**Previous approaches.**
In recent years numerous methods have been proposed
to address this problem. For instance,
Schmidhuber (1992) suggested to compress regular sequences
with the chunking algorithm.
Hochreiter's ideas (1991) led to the recent LSTM algorithm
(Hochreiter and Schmidhuber, 1997a).
Bengio et al. (1994) investigated simulated annealing,
multi-grid random search, time-weighted pseudo-Newton
optimization, and discrete error propagation,
to evaluate their performance in learning long-term dependencies.

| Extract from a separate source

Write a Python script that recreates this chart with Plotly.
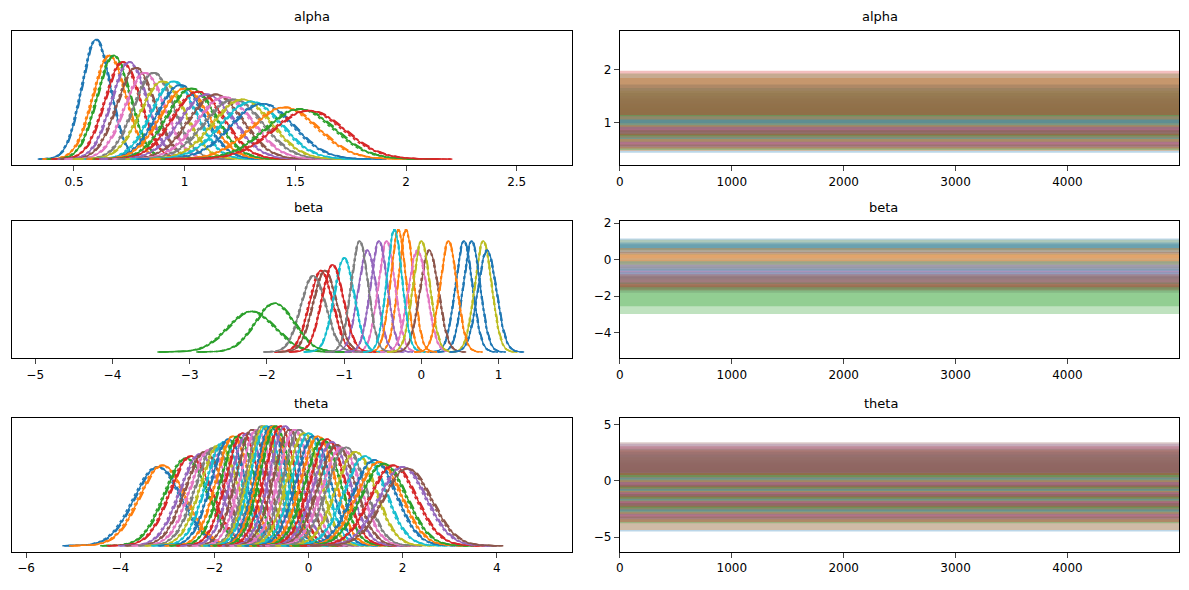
import numpy as np
import plotly.graph_objects as go

TAB10 = ["#1f77b4", "#ff7f0e", "#2ca02c", "#d62728", "#9467bd",
         "#8c564b", "#e377c2", "#7f7f7f", "#bcbd22", "#17becf"]

# posterior summaries (per variable: mean, sd)
alpha_mean = [0.60, 0.66, 0.68, 0.72, 0.75, 0.78, 0.82, 0.86, 0.90, 0.95, 0.98, 1.00,
              1.03, 1.06, 1.10, 1.14, 1.18, 1.22, 1.26, 1.30, 1.35, 1.45, 1.52, 1.56]
alpha_sd = [0.065, 0.075, 0.075, 0.08, 0.08, 0.085, 0.09, 0.09, 0.10, 0.10, 0.105, 0.11,
            0.11, 0.115, 0.12, 0.12, 0.125, 0.13, 0.13, 0.135, 0.14, 0.15, 0.155, 0.16]
beta_mean = [0.55, -0.2, -2.2, -1.3, -0.7, -1.25, -0.45, -1.4, 0.8, -1.0, 0.65, -0.3,
             -1.9, -1.15, -0.55, 0.1, -0.05, -0.8, 0.0, -0.35, 0.85, 0.35]
beta_sd = [0.11, 0.10, 0.30, 0.15, 0.12, 0.15, 0.11, 0.16, 0.11, 0.13, 0.11, 0.10,
           0.25, 0.14, 0.11, 0.12, 0.12, 0.11, 0.11, 0.10, 0.12, 0.11]
theta_mean = [-3.2, -3.1, -2.6, -2.5, -2.3, -2.2, -2.1, -2.0, -1.9, -1.8, -1.7, -1.6,
              -1.5, -1.4, -1.3, -1.2, -1.1, -1.0, -0.95, -0.9, -0.8, -0.75, -0.7, -0.6,
              -0.5, -0.4, -0.3, -0.2, -0.1, 0.0, 0.1, 0.2, 0.3, 0.4, 0.5, 0.6, 0.7, 0.8,
              1.0, 1.2, 1.4, 1.5, 1.6, 1.8, 2.0, 2.1]
theta_sd = [0.50, 0.49, 0.45, 0.44, 0.43, 0.42, 0.41, 0.40, 0.39, 0.38, 0.37, 0.36,
            0.36, 0.35, 0.35, 0.34, 0.34, 0.33, 0.33, 0.33, 0.33, 0.33, 0.33, 0.33,
            0.33, 0.34, 0.34, 0.34, 0.35, 0.35, 0.36, 0.36, 0.37, 0.37, 0.38, 0.39, 0.40,
            0.40, 0.42, 0.44, 0.46, 0.47, 0.48, 0.49, 0.50, 0.51]
chain_shift = [0.0, 0.06, -0.06, 0.03]          # per-chain offset, in sd units
chain_dash = ["solid", "dash", "dot", "dashdot"]
n_draws = 5000
x_ticks = [0, 1000, 2000, 3000, 4000]

panels = [
    ("alpha", alpha_mean, alpha_sd, [0.22, 2.75], [0.2, 2.72], [1, 2], [0.5, 1.0, 1.5, 2.0, 2.5]),
    ("beta", beta_mean, beta_sd, [-5.3, 1.95], [-5.4, 2.1], [-4, -2, 0, 2], [-5, -4, -3, -2, -1, 0, 1, 2]),
    ("theta", theta_mean, theta_sd, [-6.3, 5.6], [-6.3, 5.6], [-5, 0, 5], [-6, -4, -2, 0, 2, 4]),
]
rows_dom = [[0.740, 0.969], [0.410, 0.644], [0.079, 0.308]]

fig = go.Figure()
layout = {}
annotations = []
for i, (name, means, sds, trange, yr, yt, kt) in enumerate(panels):
    ka, ta = 2 * i + 1, 2 * i + 2
    peak = 0
    for j, (m, s) in enumerate(zip(means, sds)):
        col = TAB10[j % 10]
        for c, (sh, dash) in enumerate(zip(chain_shift, chain_dash)):
            mu = m + sh * s
            x = np.linspace(mu - 4 * s, mu + 4 * s, 120)
            y = np.exp(-0.5 * ((x - mu) / s) ** 2) / (s * np.sqrt(2 * np.pi))
            peak = max(peak, y.max())
            fig.add_trace(go.Scatter(x=x, y=y, mode="lines", showlegend=False,
                                     line=dict(color=col, width=1.4, dash=dash),
                                     xaxis=f"x{ka}", yaxis=f"y{ka}", hoverinfo="skip"))
        lo, hi = m - 2.6 * s, m + 2.6 * s
        fig.add_trace(go.Scatter(x=[0, n_draws - 1, n_draws - 1, 0, 0], y=[lo, lo, hi, hi, lo],
                                 fill="toself", fillcolor=col, opacity=0.3, mode="none",
                                 showlegend=False, xaxis=f"x{ta}", yaxis=f"y{ta}", hoverinfo="skip"))
    ax = dict(showline=True, mirror=True, linecolor="black", ticks="outside",
              showgrid=False, zeroline=False, tickfont=dict(size=12, color="black"))
    layout[f"xaxis{ka}"] = dict(ax, domain=[0.0, 0.4726], anchor=f"y{ka}",
                                range=trange, tickvals=kt)
    layout[f"yaxis{ka}"] = dict(ax, domain=rows_dom[i], anchor=f"x{ka}",
                                range=[-0.05 * peak, 1.07 * peak], showticklabels=False, ticks="")
    layout[f"xaxis{ta}"] = dict(ax, domain=[0.513, 0.985], anchor=f"y{ta}",
                                range=[0, n_draws - 1], tickvals=x_ticks)
    layout[f"yaxis{ta}"] = dict(ax, domain=rows_dom[i], anchor=f"x{ta}", range=yr, tickvals=yt)
    for xc in (0.2363, 0.749):
        annotations.append(dict(text=name, x=xc, y=rows_dom[i][1] + 0.008, xref="paper",
                                yref="paper", showarrow=False, yanchor="bottom",
                                font=dict(size=13, color="black")))

fig.update_layout(**layout, annotations=annotations, width=1189, height=590,
                  margin=dict(l=0, r=0, t=0, b=0), plot_bgcolor="white",
                  paper_bgcolor="white", font=dict(family="DejaVu Sans"))
fig.write_html("out.html")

Bengio and Frasconi (1994)
also proposed an EM approach for propagating targets.

**Previous benchmarks.**
Several researchers use the *2-sequence problem*
(and *latch problem*) to
compare various algorithms, e.g.,
Bengio et al. (1994),
Bengio and Frasconi (1994),
El Hihi and Bengio (1995),
Lin et al. (1995).
For the same purpose, some also use the
*parity problem*,
e.g.,
Bengio et al. (1994),
Bengio and Frasconi (1994).
Some of Tomita's grammars (1982)
are also often used as
benchmark problems
for recurrent nets (see, e.g.,
Bengio and Frasconi, 1995;
Watrous and Kuhn, 1992;
Pollack, 1991;
Miller and Giles, 1993;
Manolios and Fanelli, 1994).

**Overview.**
In this paper we will show that some instances of such problems
can be solved much more quickly by random weight guessing (RG).
In other cases, however, RG does not perform well.
This paper's purpose is *not* to suggest that RG is a
good algorithm for training recurrent networks.
Instead it intends to contribute to understanding RG's
significance and shortcomings in long time lag algorithms.
It also suggests that RG should be used
as a first test to evaluate some benchmark problem's difficulty.